I once knew a woman who could eat just one bite of a dessert. I don’t know how she did it, but she could take one fork-full of cheesecake or chocolate layer cake and walk away from the rest. All she needed was a taste. She’s my hero.
Right now we have no idea how valuable our goal really is. These next lessons focus on just flashes at a time, a taste of the Kingdom to make us want the rest. And with our defenses up, all the good things outside the castle walls remain outside. We’re going to venture out, one toe at a time, until we learn to trust the world. Until we learn to trust our brothers.
Until we learn to trust ourselves. I’ve seen many bad breakups, listened to many sad stories, and what I’ve found to be true of the shock and the anger and the sadness is: You no longer trust your own judgment. You were so wrong about the perfect person, job or project. You’re really steamed to have been caught off guard, and terrified to listen to your own instincts again. Nobody put you in danger but yourself.

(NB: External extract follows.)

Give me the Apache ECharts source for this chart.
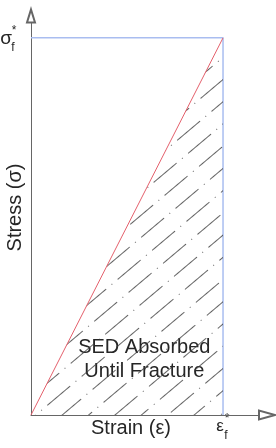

Trusting our brothers and trusting ourselves are all knotted up in one weighty, trustworthy issue. We can’t see them or ourselves truly. So relationships are where we’ll do our learning, one moment to the next, to the next. Start over again with each new step, a clean slate with every breath, because it’s all just perception anyway. And that’s what we have to learn: The Moment. Then there is no trust or mistrust, no brother and no self. And if there’s only this very moment, then one bite of cheesecake is all there ever is. Lesson 181.


I want name, badge number and cell phone. I don’t trust any human being who can take one taste of dessert and be satisfied!! It’s akin to dangling a peanut on a string to a starving person and then just allowing them a smell once.
I’m glad I never God’s side, and therefore have no idea what dessert is!